10, 佐々木 辰彦さん 2012/01/06 22:13
 久しぶりにsaraiさんのブログを見て、年末に3回ほどコメントを入れたのですが届かなかったようです。(システムエラー?)
 このオペラ、昨年11月12日にTVで放映されたのをビデオに撮り、繰り返し繰り返し観てはあの夜の感動と至福なひとときを再現しています。5列目にいた自分は残念ながら写っていませんでした。
 saraiさんの最近の記事で4月の「ばら騎士」の件ありましたが、私も絶対観なくてはと思って計画していたところでした。他の演目やコンサートの関係で15日の公演にしようと考えていますが、もし差し支えなかったらsaraiさんがGETされたチケットの公演日を教えていただければ嬉しいです。よろしくお願いします。

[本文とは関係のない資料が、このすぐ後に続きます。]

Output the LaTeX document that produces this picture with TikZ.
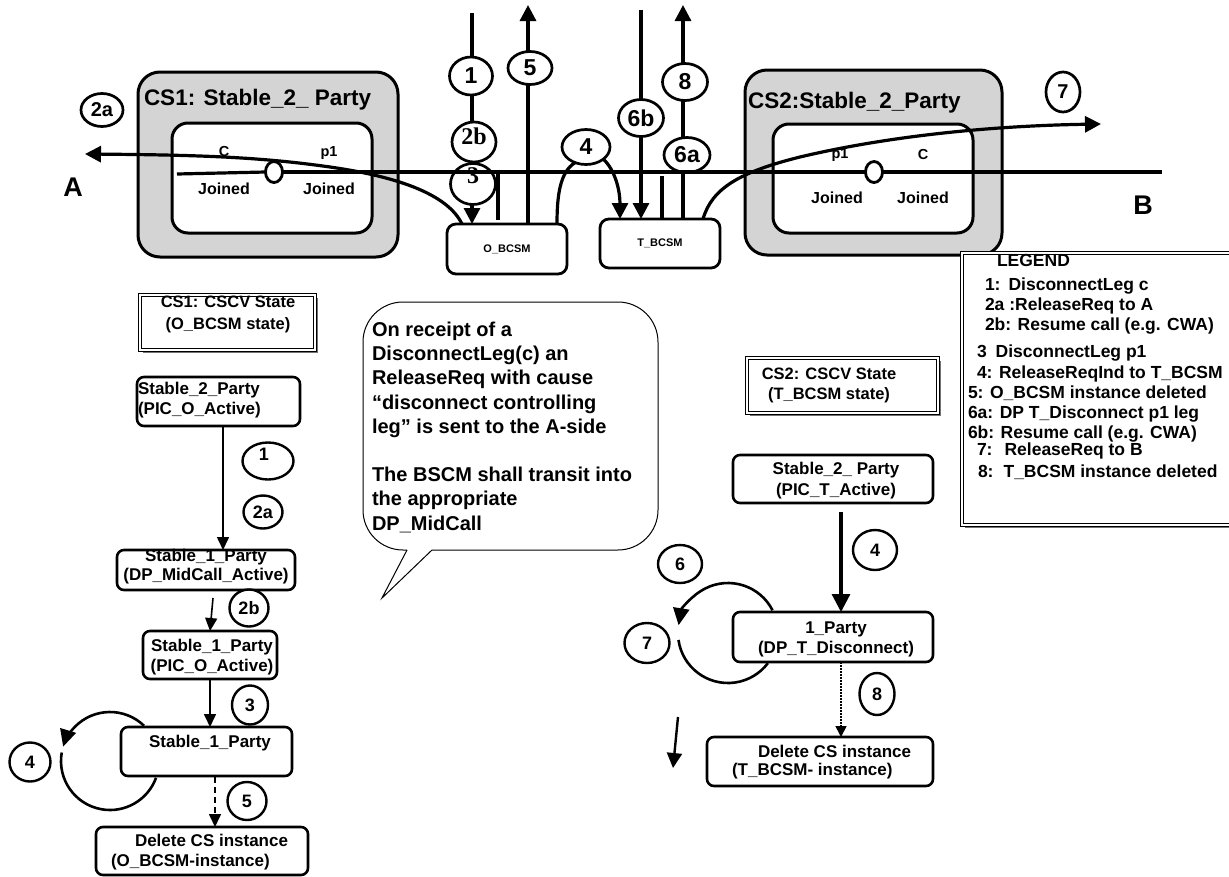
\documentclass[tikz,border=0pt]{standalone}
\usepackage{fontspec}
\setmainfont{Liberation Sans}
\newfontfamily\numserif{Liberation Serif}
\usetikzlibrary{arrows.meta,calc,shapes.geometric,shadows}
\definecolor{csgray}{RGB}{212,212,212}
\newcommand\fsb[2]{\fontsize{#1}{#2}\selectfont\bfseries}

\begin{document}
\begin{tikzpicture}[x=1pt,y=-1pt,
  every node/.style={inner sep=0pt,outer sep=0pt},
  csbox/.style={draw,line width=3pt,rounded corners=22pt,fill=csgray},
  csinner/.style={draw,line width=3pt,rounded corners=16pt,fill=white},
  cstitle/.style={font=\fsb{22.5}{24}},
  leglbl/.style={font=\fsb{14.5}{16}},
  joinlbl/.style={font=\fsb{16}{18}},
  jdot/.style={draw,ellipse,line width=2.8pt,fill=white,minimum width=17pt,minimum height=21pt},
  bcsm/.style={draw,line width=2.8pt,rounded corners=9pt,fill=white,minimum width=120pt,font=\fsb{11}{13}},
  statebox/.style={draw,line width=2.6pt,rounded corners=7pt,fill=white},
  statetext/.style={font=\fsb{17}{20}},
  shadowframe/.style={draw,line width=1.2pt,double=white,double distance=1.4pt,fill=white,
     drop shadow={shadow xshift=3pt,shadow yshift=-3pt,fill=black!55,opacity=1}},
  num/.style={draw,ellipse,fill=white},
  topnum/.style={num,line width=2.7pt,font=\fsb{23}{23}},
  lownum/.style={num,line width=2.4pt,font=\fsb{18}{18}},
  heavy/.style={line width=3.2pt},
  bigtip/.style={-{Triangle[length=16pt,width=16pt]}},
  flow/.style={line width=1.6pt,-{Triangle[length=13pt,width=12pt]}},
  looptip/.style={-{Triangle[length=17pt,width=16pt]}},
  legtext/.style={font=\fsb{17.5}{20},anchor=base west},
]
\useasboundingbox (0,0) rectangle (1229,876);

% ---------- call segments CS1 and CS2
\node[csbox,minimum width=260pt,minimum height=185pt] (cs1) at (268,164.5) {};
\node[csinner,minimum width=200pt,minimum height=110pt] (cs1in) at (272,178) {};
\node[cstitle,anchor=base west] (cs1title) at (144,105) {CS1: Stable\_2\_ Party};
\node[csbox,minimum width=257pt,minimum height=185pt] (cs2) at (873.5,162.5) {};
\node[csinner,minimum width=200pt,minimum height=109pt] (cs2in) at (873,178.5) {};
\node[cstitle,anchor=base west] (cs2title) at (748,108) {CS2:Stable\_2\_Party};

% ---------- BCSM instances
\node[bcsm,minimum height=50pt] (obcsm) at (507,249) {O\_BCSM};
\node[bcsm,minimum height=49pt] (tbcsm) at (660,243.5) {T\_BCSM};

% ---------- vertical signalling lines
\coordinate (top1) at (472,13);
\coordinate (top5) at (528,5);
\coordinate (top6b) at (641,10);
\coordinate (top8) at (683,5);
\coordinate (stubO) at (498,170);
\coordinate (stubT) at (662,176);
\draw[heavy,bigtip] (top1) -- (top1 |- obcsm.north);
\draw[heavy,bigtip] (top5 |- obcsm.north) -- (top5);
\draw[heavy,bigtip] (top6b) -- (top6b |- tbcsm.north);
\draw[heavy,bigtip] (top8 |- tbcsm.north) -- (top8);
\draw[heavy] (stubO) -- ++(0,50);
\draw[heavy] (stubT) -- ++(0,43);

% ---------- numbered events on the signalling lines
\node[topnum,minimum width=43pt,minimum height=38pt] (t1) at (471,76) {1};
\node[topnum,minimum width=44pt,minimum height=40pt,font=\numserif\fsb{24}{24}] (t2b) at (474,142) {\raisebox{-2.6pt}[0pt][0pt]{2b}};
\node[topnum,minimum width=45pt,minimum height=41pt,font=\numserif\fsb{24}{24}] (t3) at (473,184) {\raisebox{0.7pt}[0pt][0pt]{3}};
\node[topnum,minimum width=44pt,minimum height=33pt] (t5) at (530,68) {5};
\node[topnum,minimum width=48pt,minimum height=35pt] (t4) at (586,147) {4};
\node[topnum,minimum width=45pt,minimum height=37pt] (t6b) at (641,118) {6b};
\node[topnum,minimum width=45pt,minimum height=37pt] (t8) at (685,82) {8};
\node[topnum,minimum width=46pt,minimum height=35pt] (t6a) at (687,155) {6a};
\node[topnum,minimum width=42pt,minimum height=33pt,font=\fsb{20}{20}] (t2a) at (102,110) {2a};
\node[topnum,minimum width=34pt,minimum height=40pt,font=\fsb{20}{20}] (t7) at (1063,92) {7};

% ---------- the call line A -- B with the two leg junctions
\node[jdot] (cs1dot) at (274,172) {};
\node[jdot] (cs2dot) at (874,172) {};
\coordinate (jleft) at (177,174);
\coordinate (Bend) at (1162,172);
\draw[heavy] (jleft) -- (cs1dot.west);
\draw[heavy] (cs1dot.east) -- (cs2dot.west);
\draw[heavy] (cs2dot.east) -- (Bend);

% release towards A and B, ReleaseReqInd O_BCSM -> T_BCSM
\coordinate (Atip) at (85,154);
\coordinate (Btip) at (1101,124);
\draw[heavy,bigtip] ($(obcsm.north west)+(15,0)$) .. controls (448,195) and (400,177) .. (330,167)
   .. controls (260,157) and (200,155) .. (Atip);
\draw[heavy,bigtip] ($(tbcsm.north east)+(-17,0)$) .. controls (712,188) and (740,172) .. (800,157)
   .. controls (880,138) and (980,126) .. (Btip);
\draw[heavy] ($(obcsm.north east)+(-10,0)$) .. controls (557,195) and (560,172) .. (t4.235);
\draw[heavy,bigtip] (t4.-35) .. controls (615,170) and (620,190) .. ($(tbcsm.north west)+(20,0)$);

% leg labels
\node[leglbl] (cs1c) at (224,152) {C};
\node[leglbl] (cs1p) at (329,153) {p1};
\node[joinlbl] (cs1jl) at (224,189) {Joined};
\node[joinlbl] (cs1jr) at (329,189) {Joined};
\node[leglbl] (cs2p) at (840,155) {p1};
\node[leglbl] (cs2c) at (923,155) {C};
\node[joinlbl] (cs2jl) at (837,198) {Joined};
\node[joinlbl] (cs2jr) at (923,198) {Joined};
\node[font=\fsb{27}{27}] (sideA) at (73,187) {A};
\node[font=\fsb{27}{27}] (sideB) at (1143,205) {B};

% ---------- CS1 state machine
\node[shadowframe,minimum width=175pt,minimum height=55pt] (cscv1) at (227.5,322.5) {};
\node[font=\fsb{16.5}{22},align=center] (cscv1t) at (228,314) {CS1: CSCV State\\(O\_BCSM state)};

\coordinate (lloop) at (110,761);
\draw[line width=2.6pt,looptip] ($(lloop)+(-46:49)$) arc[start angle=-46,end angle=-163,radius=49];
\draw[line width=2.6pt] ($(lloop)+(-170:49)$) arc[start angle=-170,end angle=-340,radius=49];

\node[statebox,minimum width=163pt,minimum height=49pt] (s2p) at (218.5,401.5) {};
\node[statetext,align=left,anchor=west] (s2pt) at (138,400) {Stable\_2\_Party\\(PIC\_O\_Active)};
\node[statebox,minimum width=178pt,minimum height=40pt] (s1pa) at (206,570) {};
\node[font=\fsb{17}{19},align=center] (s1pat) at (206,567) {Stable\_1\_Party\\(DP\_MidCall\_Active)};
\node[statebox,minimum width=134pt,minimum height=48pt] (s1pb) at (210,655) {};
\node[statetext,align=center] (s1pbt) at (212,657) {Stable\_1\_Party\\(PIC\_O\_Active)};
\node[statebox,minimum width=171pt,minimum height=49pt] (s1pc) at (206.5,751.5) {};
\node[statetext] (s1pct) at (210,743) {Stable\_1\_Party};
\node[statebox,minimum width=212pt,minimum height=48pt] (del1) at (202,851) {};
\node[statetext,align=left,anchor=west] (del1t) at (111,852) {\hspace*{24pt}Delete CS instance\\(O\_BCSM-instance)};

\coordinate (a1top) at (223,426);
\draw[flow] (a1top) -- (a1top |- s1pa.north);
\coordinate (a2btop) at (213,598);
\draw[flow] (a2btop) -- (s1pb.north);
\draw[flow] (s1pb.south) -- (s1pb.south |- s1pc.north);
\coordinate (a5top) at (215,777);
\draw[flow,dash pattern=on 6pt off 4pt] (a5top) -- (a5top |- del1.north);

\node[lownum,minimum width=51pt,minimum height=37pt] (l1) at (268,461) {\raisebox{0.8pt}[0pt][0pt]{\hspace*{-8pt}1}};
\node[lownum,minimum width=39pt,minimum height=33pt] (l2a) at (263,512) {2a};
\node[lownum,minimum width=39pt,minimum height=37pt] (l2b) at (249,608) {2b};
\node[lownum,minimum width=36pt,minimum height=39pt] (l3) at (250,705) {3};
\node[lownum,minimum width=41pt,minimum height=39pt] (l4) at (30,762) {4};
\node[lownum,minimum width=39pt,minimum height=38pt] (l5) at (247,801) {5};

% ---------- explanatory call-out
\draw[line width=1pt,rounded corners=40pt] (407,550) -- (363,550) -- (363,302) -- (658,302) -- (658,550) -- (432,550);
\draw[line width=1pt] (407,550) -- (382,598) -- (432,550);
\node[font=\fsb{20}{24.2},align=left,anchor=north west] (bubblet) at (372,322)
  {On receipt of a\\
   DisconnectLeg(c) an\\
   ReleaseReq with cause\\
   “disconnect controlling\\
   leg” is sent to the A-side\\[24.2pt]
   The BSCM shall transit into\\
   the appropriate\\
   DP\_MidCall};

% ---------- CS2 state machine
\node[shadowframe,minimum width=191pt,minimum height=55pt] (cscv2) at (842.5,385.5) {};
\node[font=\fsb{16.5}{20},align=center] (cscv2t) at (829,385) {CS2: CSCV State\\(T\_BCSM state)};

\coordinate (rloop) at (728,633);
\draw[line width=2.6pt,looptip] ($(rloop)+(-27:50)$) arc[start angle=-27,end angle=-171,radius=50];
\draw[line width=2.6pt] ($(rloop)+(-188:50)$) arc[start angle=-188,end angle=-323,radius=50];

\node[statebox,minimum width=200pt,minimum height=48pt] (s2t) at (833,479) {};
\node[font=\fsb{17}{21},align=center] (s2tt) at (836,481) {Stable\_2\_ Party\\(PIC\_T\_Active)};
\node[statebox,minimum width=200pt,minimum height=50pt] (p1t) at (833,637) {};
\node[statetext,align=center] (p1tt) at (836,639) {1\_Party\\(DP\_T\_Disconnect)};
\node[statebox,minimum width=226pt,minimum height=49pt] (del2) at (820,761.5) {};
\node[font=\fsb{17}{18.5},align=left,anchor=west] (del2t) at (732,762) {\hspace*{26pt}Delete CS instance\\(T\_BCSM- instance)};

\coordinate (a4top) at (841,512);
\draw[heavy,-{Triangle[length=18pt,width=18pt]}] (a4top) -- (a4top |- p1t.north);
\draw[line width=1.6pt,dash pattern=on 1.5pt off 1.5pt,-{Triangle[length=11pt,width=11pt]}] (a4top |- p1t.south) -- (a4top |- del2.north);
\coordinate (sa1) at (678,717);
\coordinate (sa2) at (673,768);
\draw[line width=2.4pt,-{Triangle[length=15pt,width=15pt]}] (sa1) -- (sa2);

\node[lownum,minimum width=44pt,minimum height=40pt] (r4) at (875,550) {4};
\node[lownum,minimum width=44pt,minimum height=38pt] (r6) at (680,564) {6};
\node[lownum,minimum width=45pt,minimum height=40pt] (r7) at (647,643) {7};
\node[lownum,minimum width=35pt,minimum height=42pt] (r8) at (877,694) {8};

% ---------- legend
\node[shadowframe,minimum width=280pt,minimum height=272pt,anchor=north west] (legend) at (962,253) {};
\node[legtext] (lg0) at (997,266) {LEGEND};
\node[legtext] (lg1) at (985,290) {1:\hspace{8pt}DisconnectLeg c};
\node[legtext] (lg2) at (985,310) {2a :ReleaseReq to A};
\node[legtext] (lg3) at (985,330) {2b: Resume call (e.g. CWA)};
\node[legtext] (lg4) at (977,357) {3\hspace{9pt}DisconnectLeg p1};
\node[legtext] (lg5) at (977,378) {4: ReleaseReqInd to T\_BCSM};
\node[legtext] (lg6) at (968,398) {5: O\_BCSM instance deleted};
\node[legtext] (lg7) at (968,418) {6a: DP T\_Disconnect p1 leg};
\node[legtext] (lg8) at (968,438) {6b: Resume call (e.g. CWA)};
\node[legtext] (lg9) at (977,455) {7:\hspace{12pt}ReleaseReq to B};
\node[legtext] (lg10) at (978,477) {8:\hspace{10pt}T\_BCSM instance deleted};
\end{tikzpicture}
\end{document}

11, saraiさん 2012/01/06 23:32
佐々木さん、お久しぶりです。

年末にコメントいただいたそうですが、こちらには届いていませんでした。当方のブログサイトに問題があったのかもしれませんね。申し訳けありませんでした。

TV放映の件、知りませんでした。クラシカ・ジャパンだったんですね。ウィーンではDVDが販売されていましたが購入しませんでした。
さて、4月の「ばら騎士」ですが、15日はベルリンに遠征中でベルリンから戻った18日のチケットを購入しました。なお、前日の17日は「ウェルテル」を見るつもりです。こちらはまだチケット未購入です。

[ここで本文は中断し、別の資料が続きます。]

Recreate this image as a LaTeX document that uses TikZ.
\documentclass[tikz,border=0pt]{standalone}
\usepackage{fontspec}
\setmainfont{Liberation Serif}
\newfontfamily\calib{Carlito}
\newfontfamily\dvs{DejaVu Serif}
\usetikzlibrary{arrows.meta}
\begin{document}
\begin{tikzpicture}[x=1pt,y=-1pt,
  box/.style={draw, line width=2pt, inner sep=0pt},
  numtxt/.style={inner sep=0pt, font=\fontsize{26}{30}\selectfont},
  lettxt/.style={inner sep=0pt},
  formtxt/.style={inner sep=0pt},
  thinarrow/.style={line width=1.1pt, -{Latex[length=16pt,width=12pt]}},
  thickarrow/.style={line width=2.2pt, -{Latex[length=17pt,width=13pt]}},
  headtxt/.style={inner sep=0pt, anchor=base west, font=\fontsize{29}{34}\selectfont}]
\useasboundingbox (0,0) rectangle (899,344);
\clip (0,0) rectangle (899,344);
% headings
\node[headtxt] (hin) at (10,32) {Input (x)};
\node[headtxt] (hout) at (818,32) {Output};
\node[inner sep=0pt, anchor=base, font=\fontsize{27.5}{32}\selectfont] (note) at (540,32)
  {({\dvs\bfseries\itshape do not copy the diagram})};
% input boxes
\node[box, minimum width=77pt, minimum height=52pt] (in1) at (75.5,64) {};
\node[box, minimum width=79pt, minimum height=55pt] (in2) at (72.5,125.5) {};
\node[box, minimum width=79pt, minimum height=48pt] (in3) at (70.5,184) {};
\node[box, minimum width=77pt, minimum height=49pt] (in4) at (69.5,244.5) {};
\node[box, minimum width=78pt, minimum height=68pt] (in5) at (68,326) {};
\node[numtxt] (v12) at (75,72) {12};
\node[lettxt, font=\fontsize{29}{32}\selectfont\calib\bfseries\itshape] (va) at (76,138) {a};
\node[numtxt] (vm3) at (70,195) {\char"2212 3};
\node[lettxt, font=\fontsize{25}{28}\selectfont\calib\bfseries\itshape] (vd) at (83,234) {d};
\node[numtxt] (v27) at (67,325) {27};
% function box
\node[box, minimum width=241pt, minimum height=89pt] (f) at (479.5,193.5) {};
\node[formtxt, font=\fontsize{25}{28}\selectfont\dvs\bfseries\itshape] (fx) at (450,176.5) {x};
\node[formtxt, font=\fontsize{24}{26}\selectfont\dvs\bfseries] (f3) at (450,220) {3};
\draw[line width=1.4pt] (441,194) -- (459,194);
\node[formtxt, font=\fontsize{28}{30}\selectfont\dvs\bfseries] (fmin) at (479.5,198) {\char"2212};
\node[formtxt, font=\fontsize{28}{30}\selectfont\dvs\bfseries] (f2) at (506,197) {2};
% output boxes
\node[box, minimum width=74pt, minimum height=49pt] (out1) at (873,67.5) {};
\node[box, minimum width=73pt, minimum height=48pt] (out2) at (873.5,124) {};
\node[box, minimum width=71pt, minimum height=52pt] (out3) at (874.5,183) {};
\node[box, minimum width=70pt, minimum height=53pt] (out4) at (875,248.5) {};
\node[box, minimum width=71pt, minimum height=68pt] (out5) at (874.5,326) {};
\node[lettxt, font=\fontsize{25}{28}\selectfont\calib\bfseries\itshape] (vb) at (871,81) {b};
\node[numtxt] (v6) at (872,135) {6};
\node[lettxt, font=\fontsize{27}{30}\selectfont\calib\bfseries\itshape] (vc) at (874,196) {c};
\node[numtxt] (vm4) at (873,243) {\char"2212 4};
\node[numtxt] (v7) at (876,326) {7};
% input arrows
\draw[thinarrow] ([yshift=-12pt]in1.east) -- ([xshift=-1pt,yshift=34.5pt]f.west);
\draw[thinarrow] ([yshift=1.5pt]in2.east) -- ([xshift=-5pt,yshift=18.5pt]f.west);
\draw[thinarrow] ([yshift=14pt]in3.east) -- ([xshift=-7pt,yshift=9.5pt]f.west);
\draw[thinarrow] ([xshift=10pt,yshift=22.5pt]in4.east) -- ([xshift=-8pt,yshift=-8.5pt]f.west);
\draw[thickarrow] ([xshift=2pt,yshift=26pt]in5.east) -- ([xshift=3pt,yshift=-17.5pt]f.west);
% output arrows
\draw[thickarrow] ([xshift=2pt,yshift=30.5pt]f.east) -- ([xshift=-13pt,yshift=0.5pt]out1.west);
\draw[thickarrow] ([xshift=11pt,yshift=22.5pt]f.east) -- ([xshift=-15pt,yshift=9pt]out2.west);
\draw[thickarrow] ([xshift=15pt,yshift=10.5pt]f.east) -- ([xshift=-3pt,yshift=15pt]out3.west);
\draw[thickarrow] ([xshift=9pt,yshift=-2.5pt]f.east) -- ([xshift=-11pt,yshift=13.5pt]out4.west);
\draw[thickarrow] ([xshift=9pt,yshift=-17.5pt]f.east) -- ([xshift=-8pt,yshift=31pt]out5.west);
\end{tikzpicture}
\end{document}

12, 佐々木 辰彦さん 2012/01/07 15:25
 「ウェルテル」は14日に計画しています。これも欲を言えばガランチャのシャルロッテで観たいところですが…。「ばら」のシュテンメは以前ウィーンで「オランダ人」のゼンタで観て彼女の才能に感心しましたが、その後頭角を現し今やワーグナーソプラノの第1人者ではないでしょうか。またパーションも09年のザルツで「コジ」のフィオルディリージで好演してましたね。
 4月のウィーンでは「ばら」が主目的ですが「パルジファル」とキュッヒル四重奏団によるショスタコのSQも聴きたいのでsaraiさんの1サイクル前の観劇になります。またの機会にお会い出来ることを望んでいます。

13, saraiさん 2012/01/07 20:08
「ウェルテル」も1回前の公演を見られるのですね。カサロヴァのシャルロッテですから、文句は言えませんよ。もっとも、カサロヴァがキャンセルして、ガランチャが代役に出たりして・・・なんてこと、ある訳ないですね。「薔薇の騎士」はガランチャ以外も配役がいいですね。楽しみです。「パルジファル」はベルリン遠征前の8日のチケットを購入済みです。これもティーレマン、デノケ、シュトルックマンと豪華ですね。完売必至のチケットでしょう。ティーレマンは楽友協会でのウィーン・フィル定期のシューマンを聴く予定です。いつか、お会いしましょう。